Opinión 

Abstracción material

Luis Fernández-Galiano 
30/04/2016


¿En qué estilo debemos construir? Con este título publicó en 1828 un polémico libro el joven arquitecto Heinrich Hübsch, argumentando que el progreso técnico y el cambio social habían hecho obsoleto el estilo neoclásico, y provocando así un vivo debate en el mundo germánico que se expresó en las revistas creadas durante las dos décadas siguientes. Por más que en aquella ocasión el eclecticismo historicista acabara imponiéndose, la pregunta ha seguido formulándose periódicamente, porque la elección de un lenguaje no es sólo una decisión técnica o artística, sino moral. El idioma arquitectónico está desde luego condicionado por los medios materiales disponibles, por los usos sociales que se atribuyen a los edificios, y por la capacidad de transmitir mensajes inteligibles con sus formas, pero ni este marco de referencia conduce necesariamente a un lenguaje único, ni el pluralismo estilístico es la inevitable consecuencia de la variedad de intereses y de actores que intervienen en la arquitectura.

Al igual que ocurre en la lengua literaria, la elección estética conlleva una posición ética, y un breve excurso por nuestro idioma puede ofrecer un ejemplo ilustrativo.

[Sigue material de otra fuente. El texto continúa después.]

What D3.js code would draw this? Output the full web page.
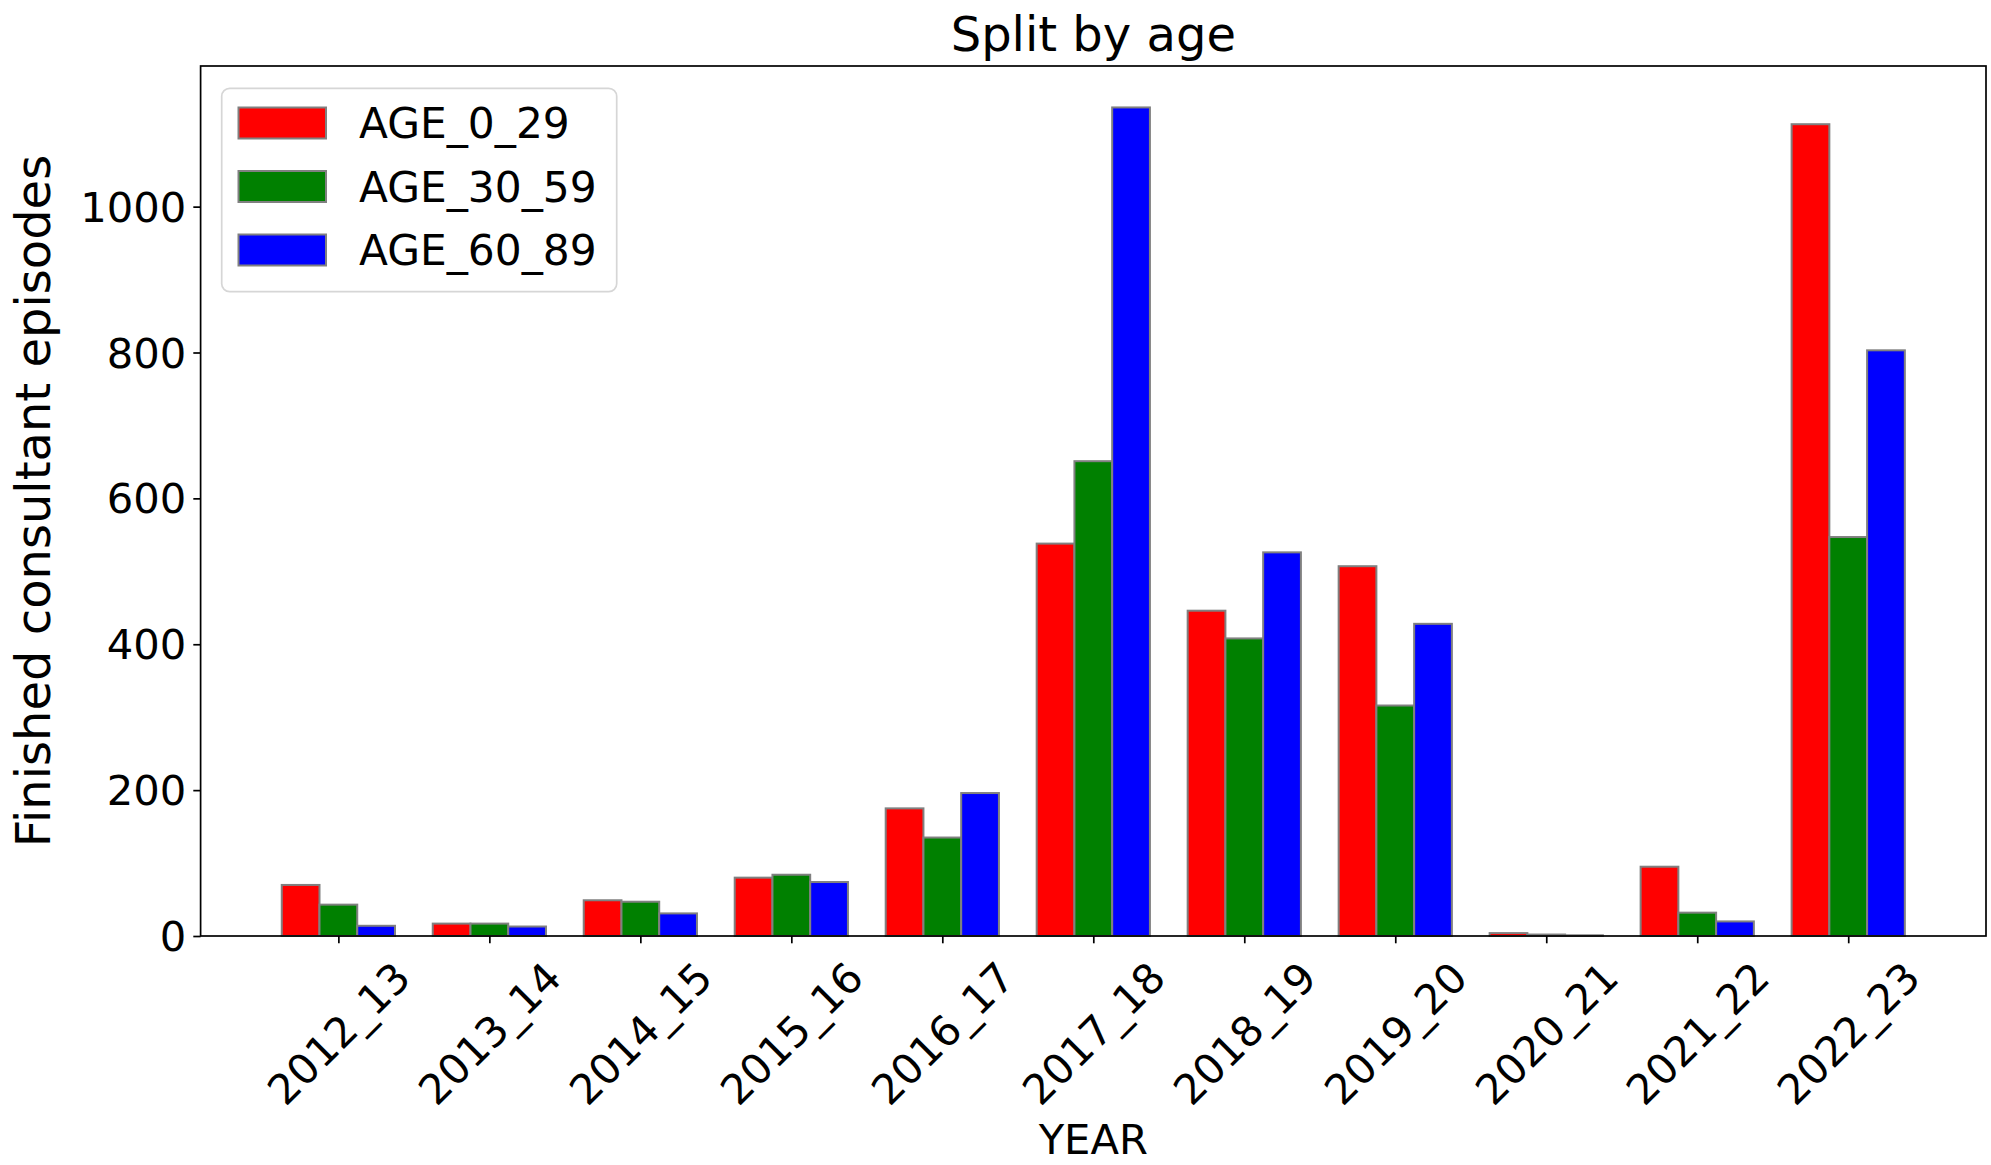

En la España de comienzos del siglo XX se escribía —como observó José María Valverde y ha recordado Ignacio Echevarría—una prosa barroca, «inepta para el fluido intercambio de las ideas», que escritores como Azorín, Pío Baroja o Antonio Machado se empeñaron en sustituir con una prosa llana, huyendo de la espectacularidad y el lirismo de Ortega y Gasset o Gómez de la Serna, lo mismo que en la Transición harían gentes como Gil de Biedma, que expresó bien la fatiga de su generación con la prosa de intención poética: «la prosa, además de un medio de arte, es un bien utilitario, un instrumento social de comunicación y de precisión racionalizadora, y no se puede jugar con ella impunemente a la poesía... sin enrarecer aún más la cultura del país y sin que la vida intelectual y moral de sus clases ilustradas se deteriore.»

Sustitúyase ‘prosa’ por ‘arquitectura’ en la cita anterior, y el juicio taxativo del poeta sigue teniendo sentido. Como bien utilitario e instrumento social de precisión racionalizadora, quizá la arquitectura demanda, al igual que el lenguaje, un esfuerzo de desnudamiento radical y de eliminación de lo superfluo, que aquí hemos cartografiado con varias obras europeas que amojonan un territorio geográfico y espiritual cuyo baricentro se localiza en la Suiza germánica. Estas arquitecturas ásperas y austeras, grávidamente materiales y despojadamente abstractas, son manifiestos estéticos, pero también expresión de posiciones morales, porque los tiempos reclaman un lenguaje llano que practique la cortesía de la claridad, que muestre su depuración artística con la elegancia seca de sus fábricas, y que alcance su condición esencial a través de su naturaleza desornamentada. Si dos siglos después volvemos a repetirnos el interrogante de Hübsch, acaso en estos pagos se encuentre la respuesta.